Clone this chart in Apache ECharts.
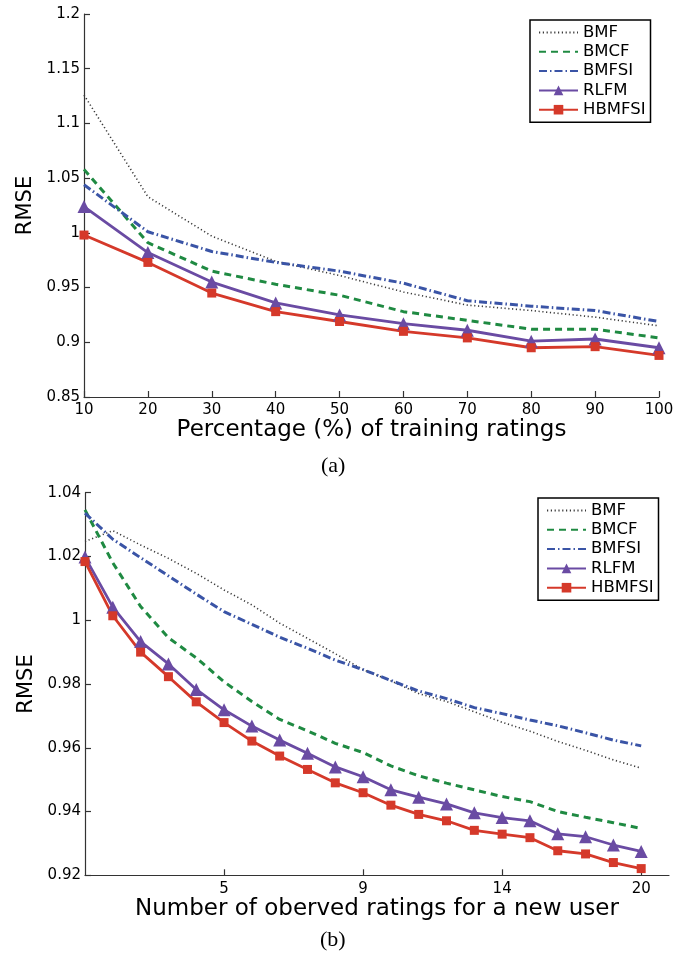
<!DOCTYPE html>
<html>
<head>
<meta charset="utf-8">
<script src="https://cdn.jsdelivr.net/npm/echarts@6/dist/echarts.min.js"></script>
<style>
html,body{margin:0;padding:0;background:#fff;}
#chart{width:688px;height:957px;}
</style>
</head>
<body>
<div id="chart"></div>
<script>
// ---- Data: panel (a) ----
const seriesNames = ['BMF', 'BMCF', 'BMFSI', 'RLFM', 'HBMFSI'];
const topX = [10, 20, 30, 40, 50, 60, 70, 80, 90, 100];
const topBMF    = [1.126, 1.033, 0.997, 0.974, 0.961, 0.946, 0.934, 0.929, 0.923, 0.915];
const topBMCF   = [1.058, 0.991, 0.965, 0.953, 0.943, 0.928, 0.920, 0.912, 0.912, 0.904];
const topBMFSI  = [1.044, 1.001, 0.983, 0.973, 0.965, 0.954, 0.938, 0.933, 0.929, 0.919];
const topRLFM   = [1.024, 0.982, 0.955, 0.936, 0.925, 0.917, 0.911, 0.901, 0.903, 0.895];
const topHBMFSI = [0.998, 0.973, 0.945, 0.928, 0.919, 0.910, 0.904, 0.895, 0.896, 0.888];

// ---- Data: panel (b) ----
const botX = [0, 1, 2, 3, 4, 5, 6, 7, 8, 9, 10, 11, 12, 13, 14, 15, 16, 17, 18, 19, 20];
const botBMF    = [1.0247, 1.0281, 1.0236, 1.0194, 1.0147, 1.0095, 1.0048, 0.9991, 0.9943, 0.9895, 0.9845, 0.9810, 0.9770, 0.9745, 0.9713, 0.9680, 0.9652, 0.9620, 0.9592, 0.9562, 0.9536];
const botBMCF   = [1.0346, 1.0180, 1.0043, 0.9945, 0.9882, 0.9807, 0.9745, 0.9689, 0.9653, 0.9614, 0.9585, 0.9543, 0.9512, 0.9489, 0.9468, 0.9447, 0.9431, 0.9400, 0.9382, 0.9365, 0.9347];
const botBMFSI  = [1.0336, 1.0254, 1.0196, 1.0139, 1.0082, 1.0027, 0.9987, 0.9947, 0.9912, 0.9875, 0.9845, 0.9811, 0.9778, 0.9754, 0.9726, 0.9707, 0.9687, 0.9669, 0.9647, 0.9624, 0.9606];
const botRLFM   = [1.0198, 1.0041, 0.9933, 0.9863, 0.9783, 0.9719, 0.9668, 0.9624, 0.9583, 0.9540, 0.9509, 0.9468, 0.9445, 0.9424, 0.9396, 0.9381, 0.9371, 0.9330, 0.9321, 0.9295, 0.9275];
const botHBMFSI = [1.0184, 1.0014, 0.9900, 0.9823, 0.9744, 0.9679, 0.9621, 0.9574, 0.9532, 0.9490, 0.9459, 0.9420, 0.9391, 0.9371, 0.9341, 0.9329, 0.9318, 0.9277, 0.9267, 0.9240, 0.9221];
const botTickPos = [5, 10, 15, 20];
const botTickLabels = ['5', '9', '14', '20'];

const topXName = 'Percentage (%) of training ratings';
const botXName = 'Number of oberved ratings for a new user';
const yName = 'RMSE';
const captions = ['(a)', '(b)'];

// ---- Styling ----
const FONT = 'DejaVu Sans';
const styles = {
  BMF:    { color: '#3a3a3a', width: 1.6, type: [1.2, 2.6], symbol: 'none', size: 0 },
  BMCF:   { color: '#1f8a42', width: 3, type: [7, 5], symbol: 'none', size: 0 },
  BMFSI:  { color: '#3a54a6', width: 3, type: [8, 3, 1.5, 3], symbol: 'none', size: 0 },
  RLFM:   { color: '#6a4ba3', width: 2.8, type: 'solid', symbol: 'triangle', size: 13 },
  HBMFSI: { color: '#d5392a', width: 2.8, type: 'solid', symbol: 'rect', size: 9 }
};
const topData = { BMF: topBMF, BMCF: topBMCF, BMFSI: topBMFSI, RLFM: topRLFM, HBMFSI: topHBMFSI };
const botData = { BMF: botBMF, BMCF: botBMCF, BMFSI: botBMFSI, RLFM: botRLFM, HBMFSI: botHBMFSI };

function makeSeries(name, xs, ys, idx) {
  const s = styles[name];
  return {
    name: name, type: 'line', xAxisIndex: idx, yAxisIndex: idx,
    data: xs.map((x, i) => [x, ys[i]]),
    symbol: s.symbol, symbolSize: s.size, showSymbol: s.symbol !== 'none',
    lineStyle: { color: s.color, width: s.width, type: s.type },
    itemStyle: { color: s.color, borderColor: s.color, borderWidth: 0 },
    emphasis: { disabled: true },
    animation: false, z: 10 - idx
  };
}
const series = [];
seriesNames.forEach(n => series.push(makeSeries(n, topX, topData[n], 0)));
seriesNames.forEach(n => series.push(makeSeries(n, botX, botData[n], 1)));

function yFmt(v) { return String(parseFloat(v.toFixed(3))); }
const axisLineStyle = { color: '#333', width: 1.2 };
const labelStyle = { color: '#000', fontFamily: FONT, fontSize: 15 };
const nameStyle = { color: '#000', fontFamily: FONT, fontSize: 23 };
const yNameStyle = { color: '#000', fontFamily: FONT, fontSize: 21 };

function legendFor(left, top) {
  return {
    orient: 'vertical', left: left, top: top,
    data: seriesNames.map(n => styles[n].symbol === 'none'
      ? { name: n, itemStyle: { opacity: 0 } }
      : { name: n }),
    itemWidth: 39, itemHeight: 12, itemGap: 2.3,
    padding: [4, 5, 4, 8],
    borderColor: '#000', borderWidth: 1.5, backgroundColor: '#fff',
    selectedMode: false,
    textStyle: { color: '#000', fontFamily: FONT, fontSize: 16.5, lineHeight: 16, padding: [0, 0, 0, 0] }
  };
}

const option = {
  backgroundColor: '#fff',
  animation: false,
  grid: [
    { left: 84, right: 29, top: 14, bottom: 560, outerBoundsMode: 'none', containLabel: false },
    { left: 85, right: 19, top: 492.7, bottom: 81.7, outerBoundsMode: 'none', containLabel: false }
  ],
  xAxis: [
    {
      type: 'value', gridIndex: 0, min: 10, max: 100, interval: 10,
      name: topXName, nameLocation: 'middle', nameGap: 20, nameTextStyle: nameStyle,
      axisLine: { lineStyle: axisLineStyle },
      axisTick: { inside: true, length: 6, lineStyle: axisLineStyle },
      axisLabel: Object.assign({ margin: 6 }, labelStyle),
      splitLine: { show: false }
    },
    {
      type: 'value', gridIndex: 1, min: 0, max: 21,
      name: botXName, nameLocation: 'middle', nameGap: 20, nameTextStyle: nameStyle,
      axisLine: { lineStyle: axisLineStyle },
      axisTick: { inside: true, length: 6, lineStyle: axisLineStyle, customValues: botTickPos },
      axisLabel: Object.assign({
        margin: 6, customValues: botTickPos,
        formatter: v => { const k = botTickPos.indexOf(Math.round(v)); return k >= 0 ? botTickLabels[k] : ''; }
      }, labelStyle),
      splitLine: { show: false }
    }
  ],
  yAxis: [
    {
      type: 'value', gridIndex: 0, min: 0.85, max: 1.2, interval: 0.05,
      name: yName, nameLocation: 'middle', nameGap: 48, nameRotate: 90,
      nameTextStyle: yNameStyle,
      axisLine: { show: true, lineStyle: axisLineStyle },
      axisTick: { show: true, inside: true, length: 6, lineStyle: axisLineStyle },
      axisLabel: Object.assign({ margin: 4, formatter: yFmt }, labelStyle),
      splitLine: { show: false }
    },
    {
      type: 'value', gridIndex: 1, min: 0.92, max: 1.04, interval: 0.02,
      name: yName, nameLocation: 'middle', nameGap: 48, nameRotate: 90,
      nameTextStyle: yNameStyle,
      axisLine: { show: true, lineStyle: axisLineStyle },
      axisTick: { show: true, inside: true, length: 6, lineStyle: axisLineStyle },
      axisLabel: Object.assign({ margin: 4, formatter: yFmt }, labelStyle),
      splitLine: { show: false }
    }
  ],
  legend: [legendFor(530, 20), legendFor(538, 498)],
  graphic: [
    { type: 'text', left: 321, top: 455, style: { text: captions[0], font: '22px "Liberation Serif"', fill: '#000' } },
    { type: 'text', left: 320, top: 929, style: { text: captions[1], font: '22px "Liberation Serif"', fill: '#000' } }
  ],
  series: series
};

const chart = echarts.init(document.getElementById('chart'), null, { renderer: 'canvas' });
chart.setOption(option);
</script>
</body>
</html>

------

Description of the task: Up to and including the line with "0.895, 0.896, 0.888];", copy the data above from its first line. Skip pictures.

Result for this task:
Clone this chart in Apache ECharts.
<!DOCTYPE html>
<html>
<head>
<meta charset="utf-8">
<script src="https://cdn.jsdelivr.net/npm/echarts@6/dist/echarts.min.js"></script>
<style>
html,body{margin:0;padding:0;background:#fff;}
#chart{width:688px;height:957px;}
</style>
</head>
<body>
<div id="chart"></div>
<script>
// ---- Data: panel (a) ----
const seriesNames = ['BMF', 'BMCF', 'BMFSI', 'RLFM', 'HBMFSI'];
const topX = [10, 20, 30, 40, 50, 60, 70, 80, 90, 100];
const topBMF    = [1.126, 1.033, 0.997, 0.974, 0.961, 0.946, 0.934, 0.929, 0.923, 0.915];
const topBMCF   = [1.058, 0.991, 0.965, 0.953, 0.943, 0.928, 0.920, 0.912, 0.912, 0.904];
const topBMFSI  = [1.044, 1.001, 0.983, 0.973, 0.965, 0.954, 0.938, 0.933, 0.929, 0.919];
const topRLFM   = [1.024, 0.982, 0.955, 0.936, 0.925, 0.917, 0.911, 0.901, 0.903, 0.895];
const topHBMFSI = [0.998, 0.973, 0.945, 0.928, 0.919, 0.910, 0.904, 0.895, 0.896, 0.888];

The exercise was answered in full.